REQUIREMENTS: In the entries below, print exactly the lines from the first through the one with "from matplotlib.ticker import", both included, and none of the pictures.

## start MATERIAL TO PROCESS

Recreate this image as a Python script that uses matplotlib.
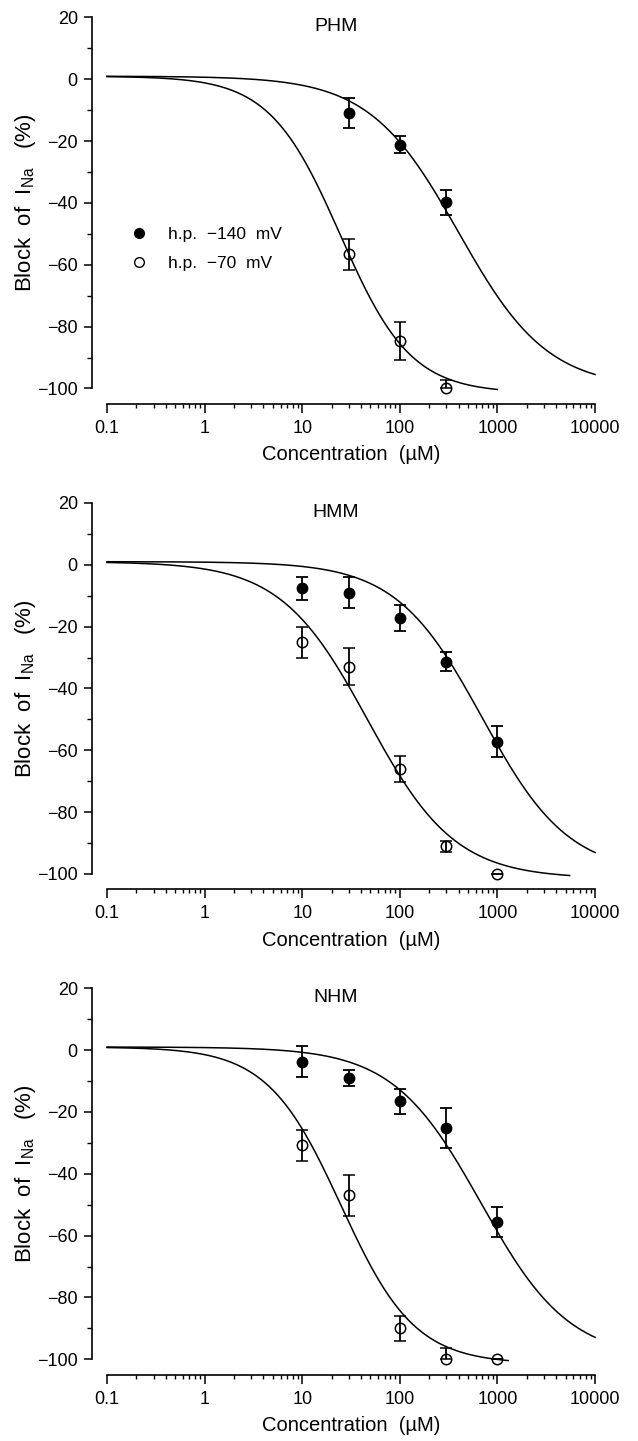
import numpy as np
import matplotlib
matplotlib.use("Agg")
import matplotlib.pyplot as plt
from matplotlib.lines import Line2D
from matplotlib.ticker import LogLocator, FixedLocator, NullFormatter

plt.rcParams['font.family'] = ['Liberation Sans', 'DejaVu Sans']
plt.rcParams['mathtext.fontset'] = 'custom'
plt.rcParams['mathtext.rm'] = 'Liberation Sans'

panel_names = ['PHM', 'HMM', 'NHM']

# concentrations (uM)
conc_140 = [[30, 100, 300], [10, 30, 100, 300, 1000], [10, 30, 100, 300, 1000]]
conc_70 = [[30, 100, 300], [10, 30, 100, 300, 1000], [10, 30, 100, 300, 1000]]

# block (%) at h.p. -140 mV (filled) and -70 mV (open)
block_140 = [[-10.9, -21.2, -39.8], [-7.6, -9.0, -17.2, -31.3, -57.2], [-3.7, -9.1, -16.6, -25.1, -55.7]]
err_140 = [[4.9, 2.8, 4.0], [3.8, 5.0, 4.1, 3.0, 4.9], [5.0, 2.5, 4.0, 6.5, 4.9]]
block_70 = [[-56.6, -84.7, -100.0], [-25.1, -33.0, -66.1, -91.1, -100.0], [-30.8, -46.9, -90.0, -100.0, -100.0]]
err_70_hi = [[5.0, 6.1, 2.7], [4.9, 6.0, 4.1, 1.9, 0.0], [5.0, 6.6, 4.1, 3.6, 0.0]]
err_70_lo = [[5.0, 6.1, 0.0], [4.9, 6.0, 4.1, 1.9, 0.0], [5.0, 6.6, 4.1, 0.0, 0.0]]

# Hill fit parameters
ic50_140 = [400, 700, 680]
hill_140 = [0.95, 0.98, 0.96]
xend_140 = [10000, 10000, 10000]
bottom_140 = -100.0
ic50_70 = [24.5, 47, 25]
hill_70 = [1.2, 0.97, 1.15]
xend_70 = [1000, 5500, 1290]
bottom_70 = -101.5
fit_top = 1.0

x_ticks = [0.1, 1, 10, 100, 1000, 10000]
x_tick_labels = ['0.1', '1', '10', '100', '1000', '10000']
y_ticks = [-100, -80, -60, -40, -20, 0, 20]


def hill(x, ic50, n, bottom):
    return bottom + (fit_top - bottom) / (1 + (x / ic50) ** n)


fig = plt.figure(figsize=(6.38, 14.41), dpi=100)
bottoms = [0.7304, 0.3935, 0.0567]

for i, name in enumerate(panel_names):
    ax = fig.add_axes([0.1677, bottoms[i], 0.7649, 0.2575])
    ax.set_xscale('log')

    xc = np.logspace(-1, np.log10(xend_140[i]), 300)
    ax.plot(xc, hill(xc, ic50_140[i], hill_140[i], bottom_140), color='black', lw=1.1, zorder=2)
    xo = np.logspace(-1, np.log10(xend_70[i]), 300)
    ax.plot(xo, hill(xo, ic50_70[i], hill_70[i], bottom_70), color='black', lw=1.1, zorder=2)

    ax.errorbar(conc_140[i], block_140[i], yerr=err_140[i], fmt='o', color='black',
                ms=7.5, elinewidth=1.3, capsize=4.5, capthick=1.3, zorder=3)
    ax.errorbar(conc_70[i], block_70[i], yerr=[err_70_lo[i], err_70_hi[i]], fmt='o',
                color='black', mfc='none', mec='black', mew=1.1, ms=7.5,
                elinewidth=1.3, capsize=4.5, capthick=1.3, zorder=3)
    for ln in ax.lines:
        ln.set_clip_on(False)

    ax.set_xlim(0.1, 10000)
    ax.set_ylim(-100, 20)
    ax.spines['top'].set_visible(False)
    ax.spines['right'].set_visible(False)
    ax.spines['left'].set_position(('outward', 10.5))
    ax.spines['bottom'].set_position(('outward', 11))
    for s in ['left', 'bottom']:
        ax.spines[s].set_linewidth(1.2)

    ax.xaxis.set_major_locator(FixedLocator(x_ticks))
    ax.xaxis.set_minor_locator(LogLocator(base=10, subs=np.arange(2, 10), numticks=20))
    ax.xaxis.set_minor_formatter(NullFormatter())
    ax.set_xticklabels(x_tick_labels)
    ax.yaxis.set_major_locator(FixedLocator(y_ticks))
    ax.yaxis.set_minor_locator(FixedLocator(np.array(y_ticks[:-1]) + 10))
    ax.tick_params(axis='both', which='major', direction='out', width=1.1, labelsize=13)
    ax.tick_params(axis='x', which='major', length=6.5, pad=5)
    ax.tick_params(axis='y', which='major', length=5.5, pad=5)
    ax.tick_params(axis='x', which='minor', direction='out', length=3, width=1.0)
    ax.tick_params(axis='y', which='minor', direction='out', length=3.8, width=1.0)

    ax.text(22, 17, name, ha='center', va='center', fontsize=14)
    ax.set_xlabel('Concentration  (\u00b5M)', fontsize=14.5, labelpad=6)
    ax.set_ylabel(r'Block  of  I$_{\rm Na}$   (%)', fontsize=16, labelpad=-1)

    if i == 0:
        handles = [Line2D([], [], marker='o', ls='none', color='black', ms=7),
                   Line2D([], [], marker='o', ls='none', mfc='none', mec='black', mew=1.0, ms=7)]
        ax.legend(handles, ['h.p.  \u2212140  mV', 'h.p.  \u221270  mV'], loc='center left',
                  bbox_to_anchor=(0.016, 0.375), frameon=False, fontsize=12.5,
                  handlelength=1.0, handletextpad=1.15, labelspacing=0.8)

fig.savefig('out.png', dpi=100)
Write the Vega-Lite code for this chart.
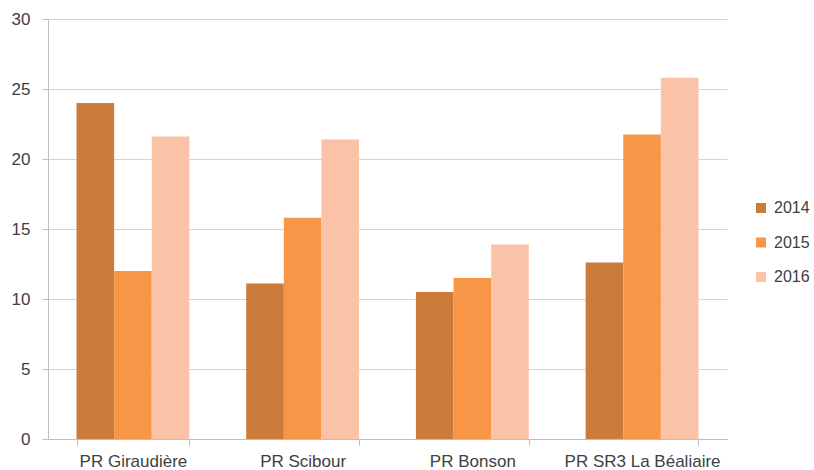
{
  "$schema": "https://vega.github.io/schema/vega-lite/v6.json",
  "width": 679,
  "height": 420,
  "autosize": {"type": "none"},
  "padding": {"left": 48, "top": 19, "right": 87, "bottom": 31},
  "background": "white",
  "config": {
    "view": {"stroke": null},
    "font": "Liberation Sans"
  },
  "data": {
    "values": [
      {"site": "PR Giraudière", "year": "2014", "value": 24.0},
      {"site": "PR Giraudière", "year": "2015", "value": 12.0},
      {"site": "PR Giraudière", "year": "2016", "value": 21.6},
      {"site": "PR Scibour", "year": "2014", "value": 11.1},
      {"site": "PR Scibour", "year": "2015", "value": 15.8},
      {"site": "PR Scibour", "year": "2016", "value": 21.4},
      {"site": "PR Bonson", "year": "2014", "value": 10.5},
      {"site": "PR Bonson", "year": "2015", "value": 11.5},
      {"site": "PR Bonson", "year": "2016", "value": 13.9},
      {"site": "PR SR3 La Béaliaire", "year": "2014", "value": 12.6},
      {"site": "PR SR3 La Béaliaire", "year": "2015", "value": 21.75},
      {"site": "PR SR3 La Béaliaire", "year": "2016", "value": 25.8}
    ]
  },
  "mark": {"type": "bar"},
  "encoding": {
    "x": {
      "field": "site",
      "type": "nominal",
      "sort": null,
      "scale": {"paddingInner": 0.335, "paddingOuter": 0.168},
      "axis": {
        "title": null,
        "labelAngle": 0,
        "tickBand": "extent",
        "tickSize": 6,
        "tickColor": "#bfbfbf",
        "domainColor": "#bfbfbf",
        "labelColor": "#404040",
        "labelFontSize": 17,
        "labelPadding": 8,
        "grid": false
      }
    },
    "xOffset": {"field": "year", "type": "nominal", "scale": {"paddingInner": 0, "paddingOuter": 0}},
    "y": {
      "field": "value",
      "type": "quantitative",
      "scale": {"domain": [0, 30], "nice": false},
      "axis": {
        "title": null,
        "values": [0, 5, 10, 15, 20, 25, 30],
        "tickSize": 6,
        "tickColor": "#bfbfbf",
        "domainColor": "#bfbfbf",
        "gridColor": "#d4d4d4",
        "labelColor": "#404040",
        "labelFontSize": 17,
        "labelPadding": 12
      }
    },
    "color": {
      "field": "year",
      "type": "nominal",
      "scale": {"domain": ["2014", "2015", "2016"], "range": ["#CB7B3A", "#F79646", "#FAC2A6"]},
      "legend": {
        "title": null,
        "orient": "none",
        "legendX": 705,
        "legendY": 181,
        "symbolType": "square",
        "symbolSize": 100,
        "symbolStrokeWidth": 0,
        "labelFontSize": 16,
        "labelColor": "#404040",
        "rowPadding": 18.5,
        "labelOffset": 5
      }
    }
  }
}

## end MATERIAL TO PROCESS

ANSWER FOR THE TASK:
Recreate this image as a Python script that uses matplotlib.
import numpy as np
import matplotlib
matplotlib.use("Agg")
import matplotlib.pyplot as plt
from matplotlib.lines import Line2D
from matplotlib.ticker import LogLocator, FixedLocator, NullFormatter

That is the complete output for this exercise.